The declaration added women’s voice to that of other civil society organisations demanding for the adoption of the republican Constitution through a referendum and the immediate set up of the Referendum Commission. This would provide the opportunity for the expansion and amendment of the Bill of Rights.

The parties to the Women’s Declaration on Engendering the Republican Constitution include the labour movement, the private sector, traditional leaders and organisations under the umbrella of the Non-Governmental Organisation Coordinating Council (NGOCC). They agreed that everyone was a mobiliser.The mobilisation plan includes:
– Sensitisation to promote and defend the Mulungushi Women’s Declaration.
– Mobilisation for dissemination and input into the community consultations, District, Provincial and National Constitution Conventions.
– Selection of delegates to participate at the above mentioned fora.
– Following the release of a second Draft Constitution the Women’s Movement should begin mobilisation for Referendum – including;
– Assessing whether the women’s demands have been included in the draft Constitution.
– Conduct a mapping of registered polling stations in your areas.
– Conduct mapping of eligible voters.
– Conduct voter education on the Referendum.

The conference highlighted that it will be imperative to ensure that key provisions of the SADC Gender Protocol of the SADC Gender Protocol are included in the constitution. WLSA-Zambia represents the NGOCC in the Southern Africa Gender Protocol Alliance.

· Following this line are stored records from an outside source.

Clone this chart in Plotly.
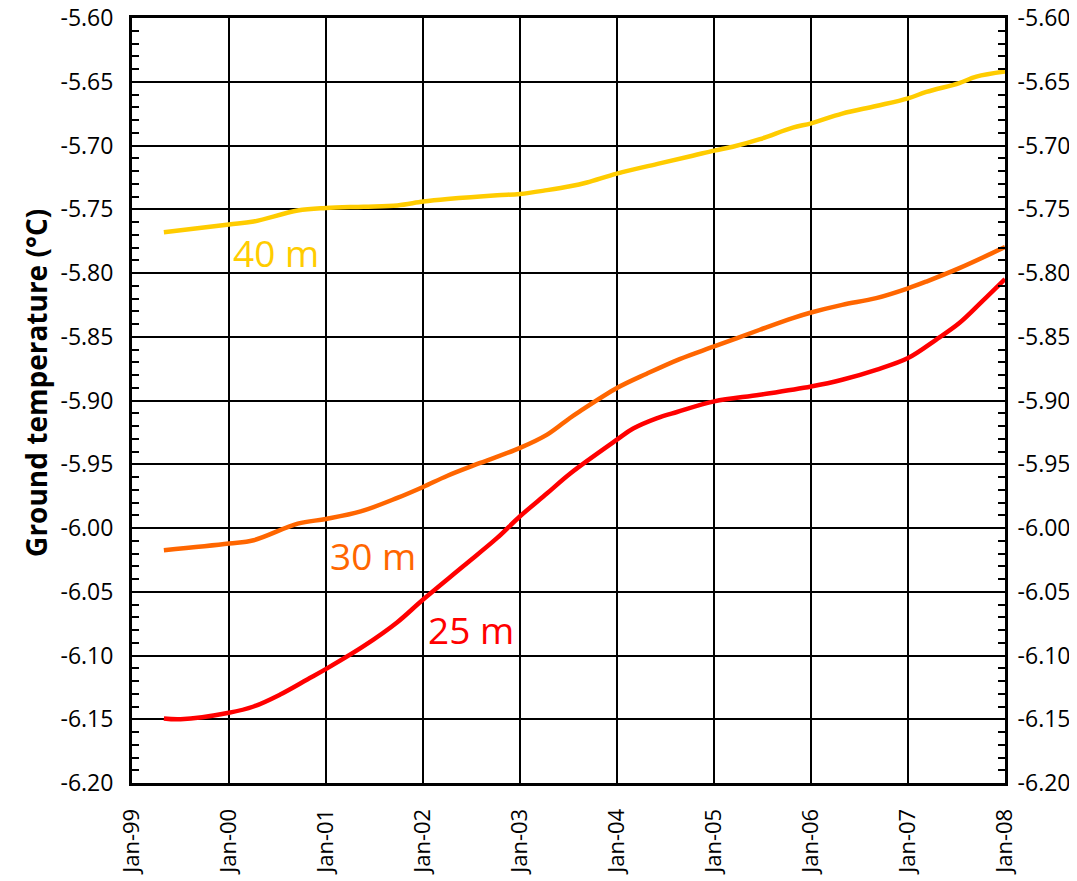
import plotly.graph_objects as go

# 40 m series
d40 = ["1999-05-01","2000-01-01","2000-04-03","2000-09-16","2001-01-01","2001-05-22","2001-09-26",
       "2002-01-01","2002-04-03","2002-10-07","2003-01-01","2003-04-13","2003-07-08","2003-09-10",
       "2004-01-01","2004-06-10","2004-10-12","2005-01-01","2005-03-12","2005-06-22","2005-10-24",
       "2006-01-01","2006-04-28","2006-09-03","2007-01-01","2007-03-11","2007-07-13","2007-09-15","2008-01-01"]
v40 = [-5.768,-5.762,-5.7596,-5.751,-5.749,-5.748,-5.747,
       -5.744,-5.742,-5.739,-5.738,-5.735,-5.732,-5.729,
       -5.722,-5.714,-5.708,-5.704,-5.701,-5.695,-5.686,
       -5.6826,-5.675,-5.669,-5.663,-5.658,-5.651,-5.646,-5.642]

# 30 m series
d30 = ["1999-05-01","2000-01-01","2000-04-03","2000-09-16","2001-01-01","2001-05-11","2001-09-26",
       "2002-01-01","2002-04-03","2002-08-04","2003-01-01","2003-04-13","2003-07-08","2003-08-14",
       "2004-01-01","2004-04-22","2004-08-24","2005-01-01","2005-06-22","2005-10-24",
       "2006-01-01","2006-04-28","2006-09-03","2007-01-01","2007-03-11","2007-07-13","2008-01-01"]
v30 = [-6.0175,-6.0122,-6.0096,-5.9966,-5.9929,-5.987,-5.9764,
       -5.9678,-5.959,-5.949,-5.9372,-5.9268,-5.9137,-5.9085,
       -5.8902,-5.879,-5.8675,-5.8576,-5.8445,-5.8354,
       -5.831,-5.825,-5.8197,-5.812,-5.8067,-5.7962,-5.7797]

# 25 m series
d25 = ["1999-05-01","1999-07-03","2000-01-01","2000-04-03","2000-07-12","2000-10-22","2001-01-01",
       "2001-05-22","2001-09-26","2002-01-01","2002-06-01","2002-10-07","2003-01-01","2003-04-13",
       "2003-07-08","2004-01-01","2004-03-02","2004-05-29","2004-08-14","2005-01-01","2005-06-22","2006-01-01",
       "2006-04-28","2006-09-03","2007-01-01","2007-04-16","2007-07-13","2007-10-07","2008-01-01"]
v25 = [-6.1494,-6.150,-6.1449,-6.140,-6.1306,-6.1188,-6.1105,
       -6.0927,-6.0739,-6.0561,-6.030,-6.0078,-5.9908,-5.9728,
       -5.9574,-5.9307,-5.922,-5.914,-5.909,-5.9007,-5.8955,-5.889,
       -5.8837,-5.8759,-5.8667,-5.8524,-5.8393,-5.8223,-5.8048]

labels = ["40 m", "30 m", "25 m"]
label_x = ["2000-01-10", "2001-01-08", "2002-01-12"]
label_y = [-5.784, -6.0216, -6.0796]
colors = ["#FFCC00", "#FF6600", "#FF0000"]

y_ticks = [-6.20, -6.15, -6.10, -6.05, -6.00, -5.95, -5.90, -5.85, -5.80, -5.75, -5.70, -5.65, -5.60]
y_ticktext = ["%.2f" % v for v in y_ticks]
y_title = "<b>Ground temperature (°C)</b>"

FONT = "Open Sans"

fig = go.Figure()
for d, v, c in [(d40, v40, colors[0]), (d30, v30, colors[1]), (d25, v25, colors[2])]:
    fig.add_trace(go.Scatter(x=d, y=v, mode="lines",
                             line=dict(color=c, width=4.5, shape="spline", smoothing=1.0),
                             showlegend=False, hoverinfo="skip"))
# invisible trace for right axis
fig.add_trace(go.Scatter(x=[d40[0]], y=[v40[0]], yaxis="y2", mode="markers",
                         marker=dict(opacity=0), showlegend=False, hoverinfo="skip"))

for t, x, y, c in zip(labels, label_x, label_y, colors):
    fig.add_annotation(x=x, y=y, text=t, showarrow=False, xanchor="left", yanchor="middle",
                       font=dict(family=FONT, size=37, color=c))

fig.add_annotation(x=-0.11, y=0.523, xref="paper", yref="paper", text=y_title, textangle=-90,
                   showarrow=False, xanchor="center", yanchor="middle",
                   font=dict(family=FONT, size=28, color="black"))

yax = dict(range=[-6.20, -5.60], tickmode="array", tickvals=y_ticks, ticktext=y_ticktext,
           ticks="inside", ticklen=10, tickwidth=2, tickcolor="black",
           minor=dict(dtick=0.01, tick0=-6.20, ticks="inside", ticklen=7, tickwidth=2, tickcolor="black", showgrid=False),
           showline=True, linecolor="black", linewidth=3,
           tickfont=dict(family=FONT, size=23, color="black"),
           ticklabeloverflow="allow",
           zeroline=False, fixedrange=True, automargin=False)

# page body has an 8px margin; margins compensate for it
fig.update_layout(
    width=1077, height=881,
    margin=dict(l=124, r=80, t=10, b=106),
    paper_bgcolor="white", plot_bgcolor="white",
    xaxis=dict(range=["1999-01-01", "2008-01-01"], tickmode="linear", tick0="1999-01-01", dtick="M12",
               tickformat="%b-%y", tickangle=-90,
               ticks="inside", ticklen=8, tickwidth=2, tickcolor="black",
               showgrid=True, gridcolor="black", gridwidth=2,
               showline=True, linecolor="black", linewidth=3, mirror=True,
               tickfont=dict(family=FONT, size=22, color="black"),
               ticklabelstandoff=14, ticklabeloverflow="allow", zeroline=False, automargin=False),
    yaxis=dict(**yax, showgrid=True, gridcolor="black", gridwidth=2, ticklabelstandoff=11),
    yaxis2=dict(**yax, showgrid=False, overlaying="y", side="right", ticklabelstandoff=5),
)

fig.write_html("out.html")
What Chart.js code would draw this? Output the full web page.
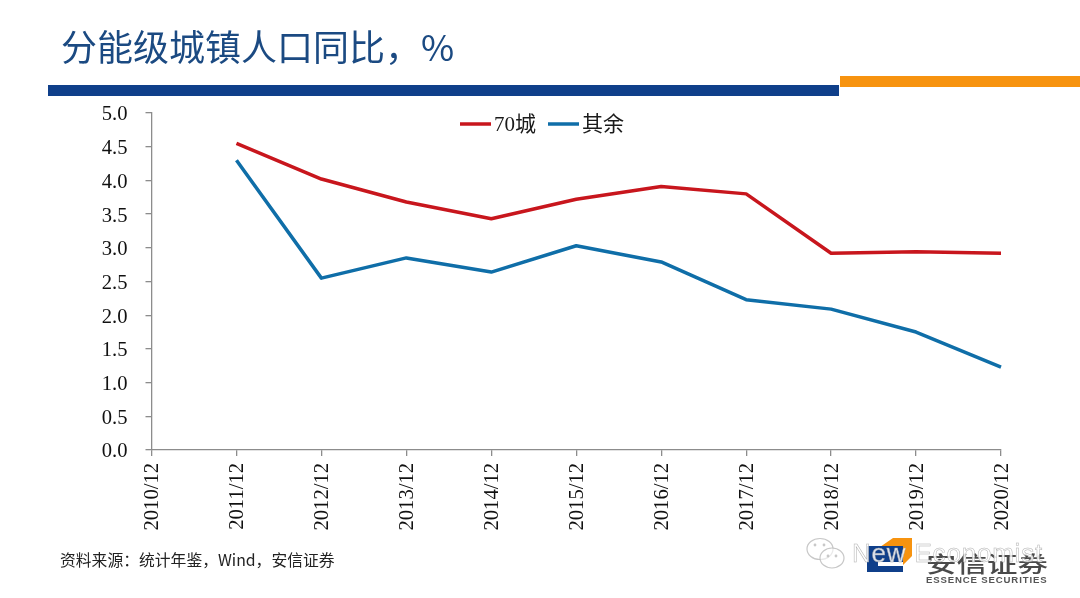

Key issues raised during the conference included – the need to incorporate gender equity in terms of economic empowerment, the right to own land and housing, recognition of education as an important tool for the empowerment of women and women’s political empowerment through proportional representation in all decision making structures.

Sarah Longwe, a member of the NGOCC and GL Zambia board member gave an update of where the constitutional process is at.

Members of the community are expected to self-organise consultative platforms such as association meetings, club meetings, church meetings, interest group meetings or workshops, sector meetings or workshops so that they exchange views and prepare comments on critical provisions of the first draft Constitution up to 31 July 2012.

There is increased interest by the members of the public to participate in the constitution making process. After 31 July 2012 district consultative for a will be held. Each district will have a managed consultative forum in the form of workshops.

Provincial conventions will follow to make resolutions that will be forwarded to the National and Sector Groups Convention. Comments from local and international experts, which will be submitted directly to the Technical Committee, will be debated at this level.